PROMPT ▸ The material below should be written out in full and exactly; pictures stay out of the copy.

RAW DATA ▸
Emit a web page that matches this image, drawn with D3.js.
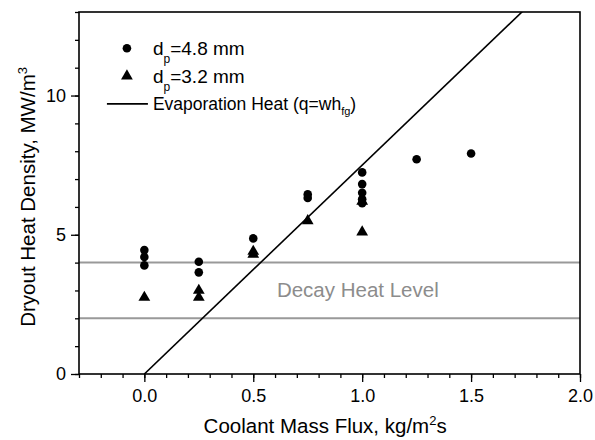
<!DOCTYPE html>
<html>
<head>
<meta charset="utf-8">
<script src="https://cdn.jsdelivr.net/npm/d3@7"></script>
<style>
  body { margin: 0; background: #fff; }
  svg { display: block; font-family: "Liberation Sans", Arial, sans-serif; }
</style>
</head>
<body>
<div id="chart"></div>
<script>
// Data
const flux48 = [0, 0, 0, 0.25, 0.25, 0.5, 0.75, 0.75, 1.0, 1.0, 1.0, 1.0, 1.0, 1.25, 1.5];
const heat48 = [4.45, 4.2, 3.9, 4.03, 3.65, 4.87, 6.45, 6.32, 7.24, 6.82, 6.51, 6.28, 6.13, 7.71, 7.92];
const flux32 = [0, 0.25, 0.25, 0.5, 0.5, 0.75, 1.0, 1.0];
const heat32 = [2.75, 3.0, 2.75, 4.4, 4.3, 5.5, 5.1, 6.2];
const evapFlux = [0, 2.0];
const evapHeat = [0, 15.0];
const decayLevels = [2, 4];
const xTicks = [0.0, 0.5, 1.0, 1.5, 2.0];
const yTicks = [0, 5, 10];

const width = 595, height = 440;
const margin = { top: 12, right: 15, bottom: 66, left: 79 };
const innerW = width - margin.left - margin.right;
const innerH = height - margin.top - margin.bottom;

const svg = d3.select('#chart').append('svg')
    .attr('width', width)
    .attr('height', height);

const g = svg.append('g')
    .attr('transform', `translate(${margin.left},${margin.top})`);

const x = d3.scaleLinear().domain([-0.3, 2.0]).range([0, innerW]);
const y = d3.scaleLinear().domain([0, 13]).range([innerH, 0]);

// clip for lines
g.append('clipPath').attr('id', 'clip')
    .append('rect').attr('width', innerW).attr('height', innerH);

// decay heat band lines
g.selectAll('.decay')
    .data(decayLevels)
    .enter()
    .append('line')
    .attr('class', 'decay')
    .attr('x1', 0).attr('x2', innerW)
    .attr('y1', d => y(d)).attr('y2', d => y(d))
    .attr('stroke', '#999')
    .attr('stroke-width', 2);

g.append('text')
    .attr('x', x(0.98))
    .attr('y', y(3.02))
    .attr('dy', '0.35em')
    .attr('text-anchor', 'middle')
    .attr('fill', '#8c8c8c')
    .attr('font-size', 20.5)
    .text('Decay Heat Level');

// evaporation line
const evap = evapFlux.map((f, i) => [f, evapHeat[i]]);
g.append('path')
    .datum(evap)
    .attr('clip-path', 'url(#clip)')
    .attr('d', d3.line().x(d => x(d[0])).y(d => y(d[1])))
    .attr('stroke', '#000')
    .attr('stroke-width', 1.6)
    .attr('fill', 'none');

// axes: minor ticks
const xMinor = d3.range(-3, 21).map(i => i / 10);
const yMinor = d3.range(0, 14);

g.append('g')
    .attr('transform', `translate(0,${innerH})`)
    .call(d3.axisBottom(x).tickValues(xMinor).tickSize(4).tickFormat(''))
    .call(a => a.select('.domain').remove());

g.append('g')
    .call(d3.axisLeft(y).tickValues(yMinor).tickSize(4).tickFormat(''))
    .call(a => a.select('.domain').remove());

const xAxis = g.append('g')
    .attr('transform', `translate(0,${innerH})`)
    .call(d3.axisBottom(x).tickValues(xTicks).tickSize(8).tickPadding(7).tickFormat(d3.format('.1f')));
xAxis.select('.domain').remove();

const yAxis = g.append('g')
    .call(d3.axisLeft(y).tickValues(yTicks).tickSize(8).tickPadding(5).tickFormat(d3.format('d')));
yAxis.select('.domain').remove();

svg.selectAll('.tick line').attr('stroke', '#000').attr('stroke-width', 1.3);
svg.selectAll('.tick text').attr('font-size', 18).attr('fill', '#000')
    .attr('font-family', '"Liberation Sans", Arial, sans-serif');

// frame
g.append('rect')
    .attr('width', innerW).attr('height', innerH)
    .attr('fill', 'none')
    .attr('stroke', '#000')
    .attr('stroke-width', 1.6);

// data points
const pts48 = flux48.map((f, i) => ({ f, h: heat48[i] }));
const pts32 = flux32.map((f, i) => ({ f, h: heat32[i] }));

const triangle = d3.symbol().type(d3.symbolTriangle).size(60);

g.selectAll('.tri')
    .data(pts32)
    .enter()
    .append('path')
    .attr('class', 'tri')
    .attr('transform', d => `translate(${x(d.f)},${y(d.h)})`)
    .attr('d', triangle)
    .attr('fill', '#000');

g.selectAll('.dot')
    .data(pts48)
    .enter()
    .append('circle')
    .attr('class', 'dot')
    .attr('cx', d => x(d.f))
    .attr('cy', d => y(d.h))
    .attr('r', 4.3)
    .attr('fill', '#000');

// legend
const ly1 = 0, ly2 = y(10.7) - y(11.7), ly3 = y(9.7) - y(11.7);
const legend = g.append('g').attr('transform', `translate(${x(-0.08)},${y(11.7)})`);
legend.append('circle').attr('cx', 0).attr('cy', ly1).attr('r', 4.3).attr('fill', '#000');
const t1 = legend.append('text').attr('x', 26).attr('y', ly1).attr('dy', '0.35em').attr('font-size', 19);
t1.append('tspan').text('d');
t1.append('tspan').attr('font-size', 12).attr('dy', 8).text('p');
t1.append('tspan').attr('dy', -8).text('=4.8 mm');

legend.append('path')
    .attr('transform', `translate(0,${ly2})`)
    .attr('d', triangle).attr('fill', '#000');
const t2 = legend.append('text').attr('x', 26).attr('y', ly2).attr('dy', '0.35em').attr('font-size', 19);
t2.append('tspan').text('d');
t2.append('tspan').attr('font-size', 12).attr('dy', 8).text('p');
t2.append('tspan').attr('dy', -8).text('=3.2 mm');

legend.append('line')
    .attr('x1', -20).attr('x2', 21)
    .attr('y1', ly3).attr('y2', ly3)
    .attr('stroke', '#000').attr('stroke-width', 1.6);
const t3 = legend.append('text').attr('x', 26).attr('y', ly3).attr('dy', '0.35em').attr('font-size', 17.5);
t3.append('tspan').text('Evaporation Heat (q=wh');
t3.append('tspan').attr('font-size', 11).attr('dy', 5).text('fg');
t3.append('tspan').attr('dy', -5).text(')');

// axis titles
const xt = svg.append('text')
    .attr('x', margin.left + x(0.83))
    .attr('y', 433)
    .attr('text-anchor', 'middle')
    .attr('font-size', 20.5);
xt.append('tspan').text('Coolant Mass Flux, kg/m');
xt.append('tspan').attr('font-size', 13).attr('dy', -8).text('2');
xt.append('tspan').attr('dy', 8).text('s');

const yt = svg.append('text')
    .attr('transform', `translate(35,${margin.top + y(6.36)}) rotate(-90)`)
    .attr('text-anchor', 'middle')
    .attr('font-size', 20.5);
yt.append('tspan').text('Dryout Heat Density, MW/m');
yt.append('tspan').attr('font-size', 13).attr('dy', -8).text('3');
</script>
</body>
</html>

COMPLETED EXERCISE ▸
Emit a web page that matches this image, drawn with D3.js.
<!DOCTYPE html>
<html>
<head>
<meta charset="utf-8">
<script src="https://cdn.jsdelivr.net/npm/d3@7"></script>
<style>
  body { margin: 0; background: #fff; }
  svg { display: block; font-family: "Liberation Sans", Arial, sans-serif; }
</style>
</head>
<body>
<div id="chart"></div>
<script>
// Data
const flux48 = [0, 0, 0, 0.25, 0.25, 0.5, 0.75, 0.75, 1.0, 1.0, 1.0, 1.0, 1.0, 1.25, 1.5];
const heat48 = [4.45, 4.2, 3.9, 4.03, 3.65, 4.87, 6.45, 6.32, 7.24, 6.82, 6.51, 6.28, 6.13, 7.71, 7.92];
const flux32 = [0, 0.25, 0.25, 0.5, 0.5, 0.75, 1.0, 1.0];
const heat32 = [2.75, 3.0, 2.75, 4.4, 4.3, 5.5, 5.1, 6.2];
const evapFlux = [0, 2.0];
const evapHeat = [0, 15.0];
const decayLevels = [2, 4];
const xTicks = [0.0, 0.5, 1.0, 1.5, 2.0];
const yTicks = [0, 5, 10];

const width = 595, height = 440;
const margin = { top: 12, right: 15, bottom: 66, left: 79 };
const innerW = width - margin.left - margin.right;
const innerH = height - margin.top - margin.bottom;

const svg = d3.select('#chart').append('svg')
    .attr('width', width)
    .attr('height', height);

const g = svg.append('g')
    .attr('transform', `translate(${margin.left},${margin.top})`);

const x = d3.scaleLinear().domain([-0.3, 2.0]).range([0, innerW]);
const y = d3.scaleLinear().domain([0, 13]).range([innerH, 0]);

// clip for lines
g.append('clipPath').attr('id', 'clip')
    .append('rect').attr('width', innerW).attr('height', innerH);

// decay heat band lines
g.selectAll('.decay')
    .data(decayLevels)
    .enter()
    .append('line')
    .attr('class', 'decay')
    .attr('x1', 0).attr('x2', innerW)
    .attr('y1', d => y(d)).attr('y2', d => y(d))
    .attr('stroke', '#999')
    .attr('stroke-width', 2);

g.append('text')
    .attr('x', x(0.98))
    .attr('y', y(3.02))
    .attr('dy', '0.35em')
    .attr('text-anchor', 'middle')
    .attr('fill', '#8c8c8c')
    .attr('font-size', 20.5)
    .text('Decay Heat Level');

// evaporation line
const evap = evapFlux.map((f, i) => [f, evapHeat[i]]);
g.append('path')
    .datum(evap)
    .attr('clip-path', 'url(#clip)')
    .attr('d', d3.line().x(d => x(d[0])).y(d => y(d[1])))
    .attr('stroke', '#000')
    .attr('stroke-width', 1.6)
    .attr('fill', 'none');

// axes: minor ticks
const xMinor = d3.range(-3, 21).map(i => i / 10);
const yMinor = d3.range(0, 14);

g.append('g')
    .attr('transform', `translate(0,${innerH})`)
    .call(d3.axisBottom(x).tickValues(xMinor).tickSize(4).tickFormat(''))
    .call(a => a.select('.domain').remove());

g.append('g')
    .call(d3.axisLeft(y).tickValues(yMinor).tickSize(4).tickFormat(''))
    .call(a => a.select('.domain').remove());

const xAxis = g.append('g')
    .attr('transform', `translate(0,${innerH})`)
    .call(d3.axisBottom(x).tickValues(xTicks).tickSize(8).tickPadding(7).tickFormat(d3.format('.1f')));
xAxis.select('.domain').remove();

const yAxis = g.append('g')
    .call(d3.axisLeft(y).tickValues(yTicks).tickSize(8).tickPadding(5).tickFormat(d3.format('d')));
yAxis.select('.domain').remove();

svg.selectAll('.tick line').attr('stroke', '#000').attr('stroke-width', 1.3);
svg.selectAll('.tick text').attr('font-size', 18).attr('fill', '#000')
    .attr('font-family', '"Liberation Sans", Arial, sans-serif');

// frame
g.append('rect')
    .attr('width', innerW).attr('height', innerH)
    .attr('fill', 'none')
    .attr('stroke', '#000')
    .attr('stroke-width', 1.6);

// data points
const pts48 = flux48.map((f, i) => ({ f, h: heat48[i] }));
const pts32 = flux32.map((f, i) => ({ f, h: heat32[i] }));

const triangle = d3.symbol().type(d3.symbolTriangle).size(60);

g.selectAll('.tri')
    .data(pts32)
    .enter()
    .append('path')
    .attr('class', 'tri')
    .attr('transform', d => `translate(${x(d.f)},${y(d.h)})`)
    .attr('d', triangle)
    .attr('fill', '#000');

g.selectAll('.dot')
    .data(pts48)
    .enter()
    .append('circle')
    .attr('class', 'dot')
    .attr('cx', d => x(d.f))
    .attr('cy', d => y(d.h))
    .attr('r', 4.3)
    .attr('fill', '#000');

// legend
const ly1 = 0, ly2 = y(10.7) - y(11.7), ly3 = y(9.7) - y(11.7);
const legend = g.append('g').attr('transform', `translate(${x(-0.08)},${y(11.7)})`);
legend.append('circle').attr('cx', 0).attr('cy', ly1).attr('r', 4.3).attr('fill', '#000');
const t1 = legend.append('text').attr('x', 26).attr('y', ly1).attr('dy', '0.35em').attr('font-size', 19);
t1.append('tspan').text('d');
t1.append('tspan').attr('font-size', 12).attr('dy', 8).text('p');
t1.append('tspan').attr('dy', -8).text('=4.8 mm');

legend.append('path')
    .attr('transform', `translate(0,${ly2})`)
    .attr('d', triangle).attr('fill', '#000');
const t2 = legend.append('text').attr('x', 26).attr('y', ly2).attr('dy', '0.35em').attr('font-size', 19);
t2.append('tspan').text('d');
t2.append('tspan').attr('font-size', 12).attr('dy', 8).text('p');
t2.append('tspan').attr('dy', -8).text('=3.2 mm');

legend.append('line')
    .attr('x1', -20).attr('x2', 21)
    .attr('y1', ly3).attr('y2', ly3)
    .attr('stroke', '#000').attr('stroke-width', 1.6);
const t3 = legend.append('text').attr('x', 26).attr('y', ly3).attr('dy', '0.35em').attr('font-size', 17.5);
t3.append('tspan').text('Evaporation Heat (q=wh');
t3.append('tspan').attr('font-size', 11).attr('dy', 5).text('fg');
t3.append('tspan').attr('dy', -5).text(')');

// axis titles
const xt = svg.append('text')
    .attr('x', margin.left + x(0.83))
    .attr('y', 433)
    .attr('text-anchor', 'middle')
    .attr('font-size', 20.5);
xt.append('tspan').text('Coolant Mass Flux, kg/m');
xt.append('tspan').attr('font-size', 13).attr('dy', -8).text('2');
xt.append('tspan').attr('dy', 8).text('s');

const yt = svg.append('text')
    .attr('transform', `translate(35,${margin.top + y(6.36)}) rotate(-90)`)
    .attr('text-anchor', 'middle')
    .attr('font-size', 20.5);
yt.append('tspan').text('Dryout Heat Density, MW/m');
yt.append('tspan').attr('font-size', 13).attr('dy', -8).text('3');
</script>
</body>
</html>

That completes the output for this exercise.